• _WORK TO COMPLETE_
Below, locate the line that contains "Generate a web". Repeat exactly from that line to the line that contains "usage for September", inclusive, leaving out the pictures.
— START EXERCISE DATA —
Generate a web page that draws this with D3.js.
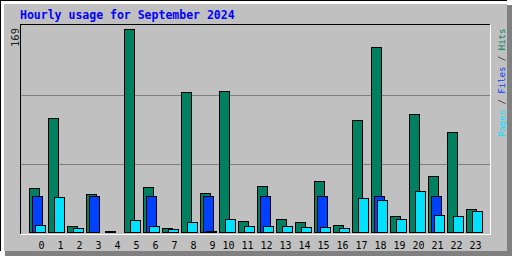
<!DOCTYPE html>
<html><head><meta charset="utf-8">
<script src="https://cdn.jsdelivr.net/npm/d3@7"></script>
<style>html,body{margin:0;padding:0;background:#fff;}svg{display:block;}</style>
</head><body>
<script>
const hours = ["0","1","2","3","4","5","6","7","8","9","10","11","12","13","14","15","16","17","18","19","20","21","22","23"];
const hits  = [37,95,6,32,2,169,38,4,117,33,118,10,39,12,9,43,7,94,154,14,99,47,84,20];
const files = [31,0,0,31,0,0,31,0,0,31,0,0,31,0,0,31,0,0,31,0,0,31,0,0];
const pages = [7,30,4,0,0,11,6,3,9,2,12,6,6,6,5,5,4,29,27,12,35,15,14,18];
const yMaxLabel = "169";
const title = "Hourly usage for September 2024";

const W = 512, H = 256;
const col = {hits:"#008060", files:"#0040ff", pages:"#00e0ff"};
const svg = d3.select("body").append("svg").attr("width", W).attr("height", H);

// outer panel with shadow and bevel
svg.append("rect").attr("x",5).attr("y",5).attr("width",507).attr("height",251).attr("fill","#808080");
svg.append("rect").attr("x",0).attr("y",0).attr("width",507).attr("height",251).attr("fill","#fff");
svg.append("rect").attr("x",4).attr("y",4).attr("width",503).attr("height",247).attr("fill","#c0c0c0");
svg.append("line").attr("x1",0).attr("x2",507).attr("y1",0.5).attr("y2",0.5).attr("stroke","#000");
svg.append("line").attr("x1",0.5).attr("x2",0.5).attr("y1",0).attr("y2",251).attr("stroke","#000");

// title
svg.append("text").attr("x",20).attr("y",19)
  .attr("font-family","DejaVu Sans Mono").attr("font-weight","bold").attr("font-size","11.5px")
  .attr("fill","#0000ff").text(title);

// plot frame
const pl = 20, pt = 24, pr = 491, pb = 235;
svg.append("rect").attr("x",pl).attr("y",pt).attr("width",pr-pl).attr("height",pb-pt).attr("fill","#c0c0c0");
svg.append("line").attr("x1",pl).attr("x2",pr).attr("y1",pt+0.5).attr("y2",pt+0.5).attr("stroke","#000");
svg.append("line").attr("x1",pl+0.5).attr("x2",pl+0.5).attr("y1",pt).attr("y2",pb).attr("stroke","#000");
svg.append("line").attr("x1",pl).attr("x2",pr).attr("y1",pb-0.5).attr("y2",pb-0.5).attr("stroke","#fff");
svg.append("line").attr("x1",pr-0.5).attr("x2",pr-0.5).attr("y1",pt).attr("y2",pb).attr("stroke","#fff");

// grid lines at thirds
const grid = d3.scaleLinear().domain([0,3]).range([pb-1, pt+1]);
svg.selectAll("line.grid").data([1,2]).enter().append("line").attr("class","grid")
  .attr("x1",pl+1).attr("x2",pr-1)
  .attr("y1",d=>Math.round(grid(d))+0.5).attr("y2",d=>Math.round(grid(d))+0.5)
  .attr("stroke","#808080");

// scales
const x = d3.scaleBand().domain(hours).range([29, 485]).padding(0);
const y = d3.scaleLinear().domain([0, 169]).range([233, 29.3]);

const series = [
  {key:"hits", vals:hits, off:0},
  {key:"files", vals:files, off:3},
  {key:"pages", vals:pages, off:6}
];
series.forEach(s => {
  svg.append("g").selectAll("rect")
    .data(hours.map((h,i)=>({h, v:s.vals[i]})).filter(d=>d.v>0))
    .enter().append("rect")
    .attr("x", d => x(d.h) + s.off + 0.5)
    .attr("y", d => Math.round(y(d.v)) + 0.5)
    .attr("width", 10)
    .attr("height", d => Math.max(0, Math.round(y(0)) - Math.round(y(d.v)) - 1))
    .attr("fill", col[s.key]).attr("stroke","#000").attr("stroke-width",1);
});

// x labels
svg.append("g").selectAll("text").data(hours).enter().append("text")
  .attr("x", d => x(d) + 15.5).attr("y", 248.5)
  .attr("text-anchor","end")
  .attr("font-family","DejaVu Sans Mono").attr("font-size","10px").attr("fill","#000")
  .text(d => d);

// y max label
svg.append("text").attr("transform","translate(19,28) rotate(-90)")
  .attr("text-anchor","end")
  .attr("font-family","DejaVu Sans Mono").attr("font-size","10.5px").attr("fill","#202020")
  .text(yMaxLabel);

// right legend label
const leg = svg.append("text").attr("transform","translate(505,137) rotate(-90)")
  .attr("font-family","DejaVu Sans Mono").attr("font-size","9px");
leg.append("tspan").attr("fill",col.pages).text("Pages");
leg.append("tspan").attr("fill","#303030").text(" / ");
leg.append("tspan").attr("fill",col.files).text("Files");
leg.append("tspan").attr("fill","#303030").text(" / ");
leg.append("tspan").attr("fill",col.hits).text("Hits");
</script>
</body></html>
— END EXERCISE DATA —
— START EXERCISE DATA —
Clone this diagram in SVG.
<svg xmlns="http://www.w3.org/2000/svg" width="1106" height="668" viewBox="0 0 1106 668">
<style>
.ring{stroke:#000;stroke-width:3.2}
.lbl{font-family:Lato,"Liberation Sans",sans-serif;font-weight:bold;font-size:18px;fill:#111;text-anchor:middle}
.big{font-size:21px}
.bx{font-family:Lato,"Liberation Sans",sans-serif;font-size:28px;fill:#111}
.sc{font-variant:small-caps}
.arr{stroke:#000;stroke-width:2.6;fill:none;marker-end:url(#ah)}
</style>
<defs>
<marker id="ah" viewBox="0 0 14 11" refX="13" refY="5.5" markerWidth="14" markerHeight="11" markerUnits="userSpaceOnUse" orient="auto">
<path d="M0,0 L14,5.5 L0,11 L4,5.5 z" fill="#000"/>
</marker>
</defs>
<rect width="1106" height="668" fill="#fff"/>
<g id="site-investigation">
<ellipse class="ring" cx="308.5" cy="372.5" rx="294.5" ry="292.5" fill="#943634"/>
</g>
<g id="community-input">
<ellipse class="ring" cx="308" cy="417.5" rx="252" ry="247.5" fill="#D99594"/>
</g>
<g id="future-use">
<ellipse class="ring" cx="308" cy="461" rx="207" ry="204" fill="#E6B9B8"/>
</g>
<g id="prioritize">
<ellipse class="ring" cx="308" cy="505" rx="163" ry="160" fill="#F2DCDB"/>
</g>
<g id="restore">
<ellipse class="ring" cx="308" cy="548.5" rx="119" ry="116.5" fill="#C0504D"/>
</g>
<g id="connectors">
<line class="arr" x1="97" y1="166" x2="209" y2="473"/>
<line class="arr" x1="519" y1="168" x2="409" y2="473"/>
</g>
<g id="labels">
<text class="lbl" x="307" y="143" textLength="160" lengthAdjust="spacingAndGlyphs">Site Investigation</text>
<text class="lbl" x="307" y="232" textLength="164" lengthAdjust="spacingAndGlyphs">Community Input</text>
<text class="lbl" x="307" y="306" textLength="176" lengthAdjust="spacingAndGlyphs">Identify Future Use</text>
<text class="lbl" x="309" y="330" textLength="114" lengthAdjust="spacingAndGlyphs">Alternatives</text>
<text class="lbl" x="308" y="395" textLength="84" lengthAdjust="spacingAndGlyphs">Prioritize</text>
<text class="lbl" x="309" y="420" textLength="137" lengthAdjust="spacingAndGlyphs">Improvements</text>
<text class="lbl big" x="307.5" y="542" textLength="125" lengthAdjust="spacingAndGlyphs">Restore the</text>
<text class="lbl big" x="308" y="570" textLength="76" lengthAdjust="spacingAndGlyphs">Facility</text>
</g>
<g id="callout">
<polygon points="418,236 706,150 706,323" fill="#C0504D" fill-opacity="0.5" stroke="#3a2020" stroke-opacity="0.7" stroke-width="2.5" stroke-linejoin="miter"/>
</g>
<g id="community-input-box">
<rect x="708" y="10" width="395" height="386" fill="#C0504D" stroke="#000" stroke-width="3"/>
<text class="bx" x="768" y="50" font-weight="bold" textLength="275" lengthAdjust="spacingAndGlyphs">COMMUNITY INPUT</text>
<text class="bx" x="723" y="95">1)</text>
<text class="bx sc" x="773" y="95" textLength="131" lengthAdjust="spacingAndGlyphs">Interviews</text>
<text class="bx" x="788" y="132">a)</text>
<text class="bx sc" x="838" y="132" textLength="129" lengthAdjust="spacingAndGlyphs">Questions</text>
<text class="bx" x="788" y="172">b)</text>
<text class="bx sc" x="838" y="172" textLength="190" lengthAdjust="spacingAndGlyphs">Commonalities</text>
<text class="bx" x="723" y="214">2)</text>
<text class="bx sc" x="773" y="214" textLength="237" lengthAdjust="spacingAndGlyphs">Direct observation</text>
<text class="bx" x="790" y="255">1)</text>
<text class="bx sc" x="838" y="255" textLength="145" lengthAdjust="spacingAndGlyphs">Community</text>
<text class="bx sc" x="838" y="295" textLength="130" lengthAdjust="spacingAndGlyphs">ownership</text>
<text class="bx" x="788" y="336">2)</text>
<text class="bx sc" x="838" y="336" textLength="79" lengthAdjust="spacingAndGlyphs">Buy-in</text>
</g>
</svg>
— END EXERCISE DATA —
• _EXERCISE RESULT_
Generate a web page that draws this with D3.js.
<!DOCTYPE html>
<html><head><meta charset="utf-8">
<script src="https://cdn.jsdelivr.net/npm/d3@7"></script>
<style>html,body{margin:0;padding:0;background:#fff;}svg{display:block;}</style>
</head><body>
<script>
const hours = ["0","1","2","3","4","5","6","7","8","9","10","11","12","13","14","15","16","17","18","19","20","21","22","23"];
const hits  = [37,95,6,32,2,169,38,4,117,33,118,10,39,12,9,43,7,94,154,14,99,47,84,20];
const files = [31,0,0,31,0,0,31,0,0,31,0,0,31,0,0,31,0,0,31,0,0,31,0,0];
const pages = [7,30,4,0,0,11,6,3,9,2,12,6,6,6,5,5,4,29,27,12,35,15,14,18];
const yMaxLabel = "169";
const title = "Hourly usage for September 2024";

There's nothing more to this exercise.